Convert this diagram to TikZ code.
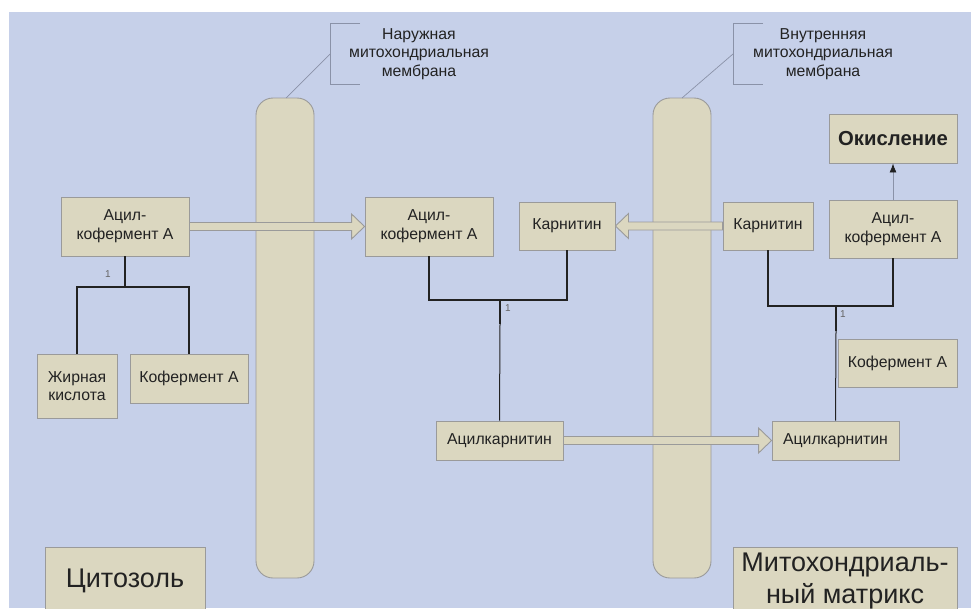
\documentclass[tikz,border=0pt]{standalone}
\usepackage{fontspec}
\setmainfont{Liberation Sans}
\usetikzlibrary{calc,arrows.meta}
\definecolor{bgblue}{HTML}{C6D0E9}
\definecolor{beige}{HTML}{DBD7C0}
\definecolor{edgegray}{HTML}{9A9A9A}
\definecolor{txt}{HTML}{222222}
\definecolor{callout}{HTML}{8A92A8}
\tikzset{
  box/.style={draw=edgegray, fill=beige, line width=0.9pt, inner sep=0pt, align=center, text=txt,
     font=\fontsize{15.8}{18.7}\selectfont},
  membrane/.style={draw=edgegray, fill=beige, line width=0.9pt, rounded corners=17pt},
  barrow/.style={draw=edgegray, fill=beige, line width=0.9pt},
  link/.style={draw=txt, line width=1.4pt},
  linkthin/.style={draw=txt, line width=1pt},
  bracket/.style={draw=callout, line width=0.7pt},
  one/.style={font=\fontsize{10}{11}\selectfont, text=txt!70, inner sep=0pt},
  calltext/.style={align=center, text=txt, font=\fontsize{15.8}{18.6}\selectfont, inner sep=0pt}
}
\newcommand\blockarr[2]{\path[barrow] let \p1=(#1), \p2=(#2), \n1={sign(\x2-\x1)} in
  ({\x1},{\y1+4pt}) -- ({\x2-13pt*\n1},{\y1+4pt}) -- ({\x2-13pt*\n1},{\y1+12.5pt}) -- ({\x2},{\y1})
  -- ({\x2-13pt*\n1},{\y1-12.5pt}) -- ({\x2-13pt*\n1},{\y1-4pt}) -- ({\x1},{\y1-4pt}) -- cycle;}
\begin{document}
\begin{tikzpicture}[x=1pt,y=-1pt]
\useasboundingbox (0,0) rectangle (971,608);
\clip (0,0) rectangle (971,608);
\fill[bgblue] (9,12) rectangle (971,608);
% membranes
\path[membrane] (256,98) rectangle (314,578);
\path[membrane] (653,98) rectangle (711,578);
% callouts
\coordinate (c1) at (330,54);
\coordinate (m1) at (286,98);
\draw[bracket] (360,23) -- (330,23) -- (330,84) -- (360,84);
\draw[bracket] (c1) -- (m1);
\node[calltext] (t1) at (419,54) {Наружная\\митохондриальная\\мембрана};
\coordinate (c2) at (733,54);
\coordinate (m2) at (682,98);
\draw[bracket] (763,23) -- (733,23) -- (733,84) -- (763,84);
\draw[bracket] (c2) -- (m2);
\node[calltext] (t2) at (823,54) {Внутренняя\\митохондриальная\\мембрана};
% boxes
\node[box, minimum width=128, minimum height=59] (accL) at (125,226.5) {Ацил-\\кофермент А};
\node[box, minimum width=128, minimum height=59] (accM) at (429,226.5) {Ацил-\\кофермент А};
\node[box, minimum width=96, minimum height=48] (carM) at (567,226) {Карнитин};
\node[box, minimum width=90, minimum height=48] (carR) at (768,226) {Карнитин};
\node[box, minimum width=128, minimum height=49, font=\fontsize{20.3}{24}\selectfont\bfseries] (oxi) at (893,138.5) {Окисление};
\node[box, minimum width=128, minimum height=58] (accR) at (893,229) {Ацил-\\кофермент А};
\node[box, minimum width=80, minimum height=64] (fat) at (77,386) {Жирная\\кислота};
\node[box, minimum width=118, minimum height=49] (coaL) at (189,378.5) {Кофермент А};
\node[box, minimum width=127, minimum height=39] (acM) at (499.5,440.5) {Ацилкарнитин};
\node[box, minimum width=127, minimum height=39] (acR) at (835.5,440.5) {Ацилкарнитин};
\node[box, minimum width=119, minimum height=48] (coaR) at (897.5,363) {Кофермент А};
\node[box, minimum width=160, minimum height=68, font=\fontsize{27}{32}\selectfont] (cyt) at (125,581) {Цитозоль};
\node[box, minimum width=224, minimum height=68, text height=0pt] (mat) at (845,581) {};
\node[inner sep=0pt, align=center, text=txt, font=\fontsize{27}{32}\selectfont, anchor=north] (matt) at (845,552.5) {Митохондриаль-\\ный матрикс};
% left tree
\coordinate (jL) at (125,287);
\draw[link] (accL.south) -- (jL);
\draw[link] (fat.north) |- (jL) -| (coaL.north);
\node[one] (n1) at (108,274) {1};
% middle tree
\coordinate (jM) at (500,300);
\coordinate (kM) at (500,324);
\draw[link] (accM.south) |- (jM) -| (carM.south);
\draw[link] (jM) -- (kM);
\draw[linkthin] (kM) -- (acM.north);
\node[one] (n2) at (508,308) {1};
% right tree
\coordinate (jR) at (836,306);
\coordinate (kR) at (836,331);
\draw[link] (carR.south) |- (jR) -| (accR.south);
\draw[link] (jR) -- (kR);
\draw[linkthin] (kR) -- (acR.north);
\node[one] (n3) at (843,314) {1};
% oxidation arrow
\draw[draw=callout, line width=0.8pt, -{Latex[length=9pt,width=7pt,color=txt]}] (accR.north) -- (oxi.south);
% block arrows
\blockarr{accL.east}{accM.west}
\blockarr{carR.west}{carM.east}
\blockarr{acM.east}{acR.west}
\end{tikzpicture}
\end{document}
--*--
TASK TO COMPLETE:
Reproduce every line precisely as given, omitting all pictures.

ANSWER TO THE TASK:
Convert this diagram to TikZ code.
\documentclass[tikz,border=0pt]{standalone}
\usepackage{fontspec}
\setmainfont{Liberation Sans}
\usetikzlibrary{calc,arrows.meta}
\definecolor{bgblue}{HTML}{C6D0E9}
\definecolor{beige}{HTML}{DBD7C0}
\definecolor{edgegray}{HTML}{9A9A9A}
\definecolor{txt}{HTML}{222222}
\definecolor{callout}{HTML}{8A92A8}
\tikzset{
  box/.style={draw=edgegray, fill=beige, line width=0.9pt, inner sep=0pt, align=center, text=txt,
     font=\fontsize{15.8}{18.7}\selectfont},
  membrane/.style={draw=edgegray, fill=beige, line width=0.9pt, rounded corners=17pt},
  barrow/.style={draw=edgegray, fill=beige, line width=0.9pt},
  link/.style={draw=txt, line width=1.4pt},
  linkthin/.style={draw=txt, line width=1pt},
  bracket/.style={draw=callout, line width=0.7pt},
  one/.style={font=\fontsize{10}{11}\selectfont, text=txt!70, inner sep=0pt},
  calltext/.style={align=center, text=txt, font=\fontsize{15.8}{18.6}\selectfont, inner sep=0pt}
}
\newcommand\blockarr[2]{\path[barrow] let \p1=(#1), \p2=(#2), \n1={sign(\x2-\x1)} in
  ({\x1},{\y1+4pt}) -- ({\x2-13pt*\n1},{\y1+4pt}) -- ({\x2-13pt*\n1},{\y1+12.5pt}) -- ({\x2},{\y1})
  -- ({\x2-13pt*\n1},{\y1-12.5pt}) -- ({\x2-13pt*\n1},{\y1-4pt}) -- ({\x1},{\y1-4pt}) -- cycle;}
\begin{document}
\begin{tikzpicture}[x=1pt,y=-1pt]
\useasboundingbox (0,0) rectangle (971,608);
\clip (0,0) rectangle (971,608);
\fill[bgblue] (9,12) rectangle (971,608);
% membranes
\path[membrane] (256,98) rectangle (314,578);
\path[membrane] (653,98) rectangle (711,578);
% callouts
\coordinate (c1) at (330,54);
\coordinate (m1) at (286,98);
\draw[bracket] (360,23) -- (330,23) -- (330,84) -- (360,84);
\draw[bracket] (c1) -- (m1);
\node[calltext] (t1) at (419,54) {Наружная\\митохондриальная\\мембрана};
\coordinate (c2) at (733,54);
\coordinate (m2) at (682,98);
\draw[bracket] (763,23) -- (733,23) -- (733,84) -- (763,84);
\draw[bracket] (c2) -- (m2);
\node[calltext] (t2) at (823,54) {Внутренняя\\митохондриальная\\мембрана};
% boxes
\node[box, minimum width=128, minimum height=59] (accL) at (125,226.5) {Ацил-\\кофермент А};
\node[box, minimum width=128, minimum height=59] (accM) at (429,226.5) {Ацил-\\кофермент А};
\node[box, minimum width=96, minimum height=48] (carM) at (567,226) {Карнитин};
\node[box, minimum width=90, minimum height=48] (carR) at (768,226) {Карнитин};
\node[box, minimum width=128, minimum height=49, font=\fontsize{20.3}{24}\selectfont\bfseries] (oxi) at (893,138.5) {Окисление};
\node[box, minimum width=128, minimum height=58] (accR) at (893,229) {Ацил-\\кофермент А};
\node[box, minimum width=80, minimum height=64] (fat) at (77,386) {Жирная\\кислота};
\node[box, minimum width=118, minimum height=49] (coaL) at (189,378.5) {Кофермент А};
\node[box, minimum width=127, minimum height=39] (acM) at (499.5,440.5) {Ацилкарнитин};
\node[box, minimum width=127, minimum height=39] (acR) at (835.5,440.5) {Ацилкарнитин};
\node[box, minimum width=119, minimum height=48] (coaR) at (897.5,363) {Кофермент А};
\node[box, minimum width=160, minimum height=68, font=\fontsize{27}{32}\selectfont] (cyt) at (125,581) {Цитозоль};
\node[box, minimum width=224, minimum height=68, text height=0pt] (mat) at (845,581) {};
\node[inner sep=0pt, align=center, text=txt, font=\fontsize{27}{32}\selectfont, anchor=north] (matt) at (845,552.5) {Митохондриаль-\\ный матрикс};
% left tree
\coordinate (jL) at (125,287);
\draw[link] (accL.south) -- (jL);
\draw[link] (fat.north) |- (jL) -| (coaL.north);
\node[one] (n1) at (108,274) {1};
% middle tree
\coordinate (jM) at (500,300);
\coordinate (kM) at (500,324);
\draw[link] (accM.south) |- (jM) -| (carM.south);
\draw[link] (jM) -- (kM);
\draw[linkthin] (kM) -- (acM.north);
\node[one] (n2) at (508,308) {1};
% right tree
\coordinate (jR) at (836,306);
\coordinate (kR) at (836,331);
\draw[link] (carR.south) |- (jR) -| (accR.south);
\draw[link] (jR) -- (kR);
\draw[linkthin] (kR) -- (acR.north);
\node[one] (n3) at (843,314) {1};
% oxidation arrow
\draw[draw=callout, line width=0.8pt, -{Latex[length=9pt,width=7pt,color=txt]}] (accR.north) -- (oxi.south);
% block arrows
\blockarr{accL.east}{accM.west}
\blockarr{carR.west}{carM.east}
\blockarr{acM.east}{acR.west}
\end{tikzpicture}
\end{document}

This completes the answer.